Publication information
- Publisher: DC Comics
- First appearance: Superboy Starring the Legion of Super-Heroes #212 (October 1975)
- Created by: Jim Shooter (writer) Mike Grell (artist)

In-story information
- Alter ego: Meta Ulnoor
- Place of origin: Titan
- Team affiliations: Legion of Super-Villains
- Abilities: Telepathy

= Esper Lass =

Esper Lass (Meta Ulnoor) is a supervillain appearing in media published by DC Comics, primarily as an enemy of the Legion of Super-Heroes.

== Publication history ==
Esper Lass first appeared in Superboy Starring the Legion of Super-Heroes #212 (October 1975), and was created by Jim Shooter and Mike Grell.

==Fictional character biography==
Meta Ulnoor is from Titan, the moon of Saturn, in the 30th century.
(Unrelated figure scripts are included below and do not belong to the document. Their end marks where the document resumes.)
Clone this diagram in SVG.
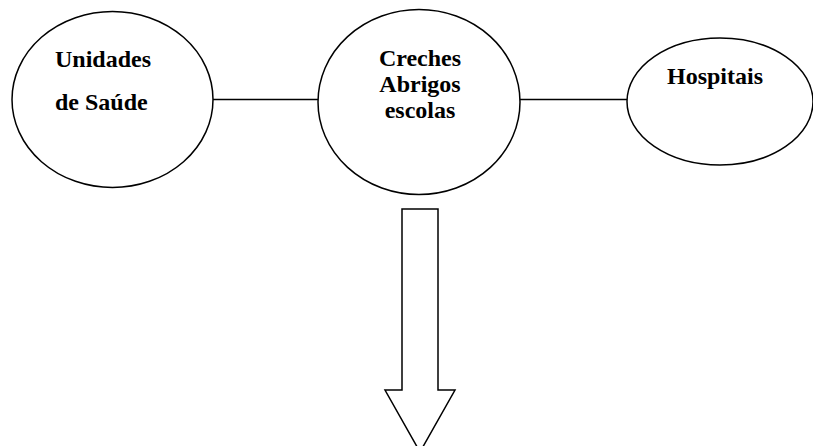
<svg xmlns="http://www.w3.org/2000/svg" width="813" height="446" viewBox="0 0 813 446">
<style>
.n{fill:#fff;stroke:#000;stroke-width:1.5}
.c{stroke:#000;stroke-width:1.5;fill:none}
.t{font-family:"Liberation Serif","Times New Roman",serif;font-weight:bold;font-size:24px;fill:#000}
</style>
<rect width="813" height="446" fill="#fff"/>
<g id="connectors">
<line class="c" x1="213" y1="99.5" x2="318" y2="99.5"/>
<line class="c" x1="520" y1="99.5" x2="627" y2="99.5"/>
<polygon class="n" points="402,209 438,209 438,390 455,390 420,452 385,390 402,390"/>
</g>
<g id="unidades">
<ellipse class="n" cx="112.5" cy="99.5" rx="100.5" ry="88"/>
<text class="t" x="55" y="67">Unidades</text>
<text class="t" x="55" y="110">de Saúde</text>
</g>
<g id="creches">
<ellipse class="n" cx="419" cy="102" rx="101" ry="92.5"/>
<text class="t" x="420" y="66" text-anchor="middle">Creches</text>
<text class="t" x="420" y="92" text-anchor="middle">Abrigos</text>
<text class="t" x="420" y="118" text-anchor="middle">escolas</text>
</g>
<g id="hospitais">
<ellipse class="n" cx="720" cy="101.5" rx="93" ry="63.5"/>
<text class="t" x="667" y="84">Hospitais</text>
</g>
</svg>
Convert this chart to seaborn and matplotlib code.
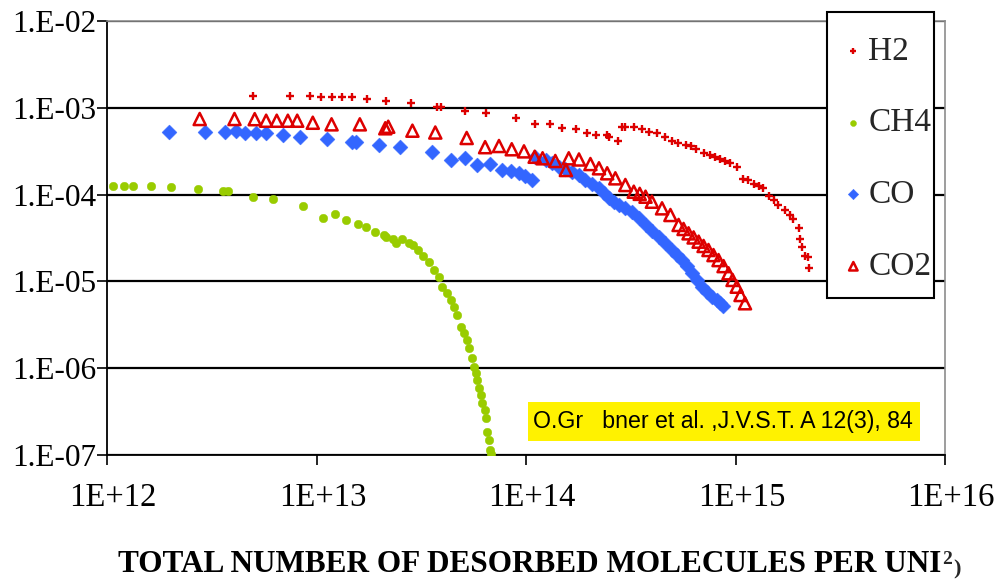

Like other natives of Titan (including Legionnaire Saturn Girl), she is a natural telepath. After being rejected for membership in the Legion of Super-Heroes due to a rule prohibiting members with duplicate powers, she joins a group of fellow rejects and demands membership. Calling themselves the "Legion of Super-Rejects", they are initially victorious over their like-powered rivals. Esper Lass and the Super-Rejects are eventually defeated.

Esper Lass later appears as a member of the Legion of Super-Villains. In Final Crisis: Legion of 3 Worlds, she attacks Saturn Girl alongside Saturn Queen, but is defeated by the Saturn Girl of Earth-Prime.

==Powers and abilities==
Like other natives of Titan, Esper Lass was born with a number of psychic powers. She can read minds, and exert some mental control over others. In her initial appearance, Esper Lass proves to have stronger powers than Saturn Girl, who she is able to overpower.

==In other media==
Esper Lass appears in Legion of Super Heroes, voiced by Tara Strong. This version is an extortionist and assassin who masquerades as a superhero and member of the Light Speed Vanguard before being exposed.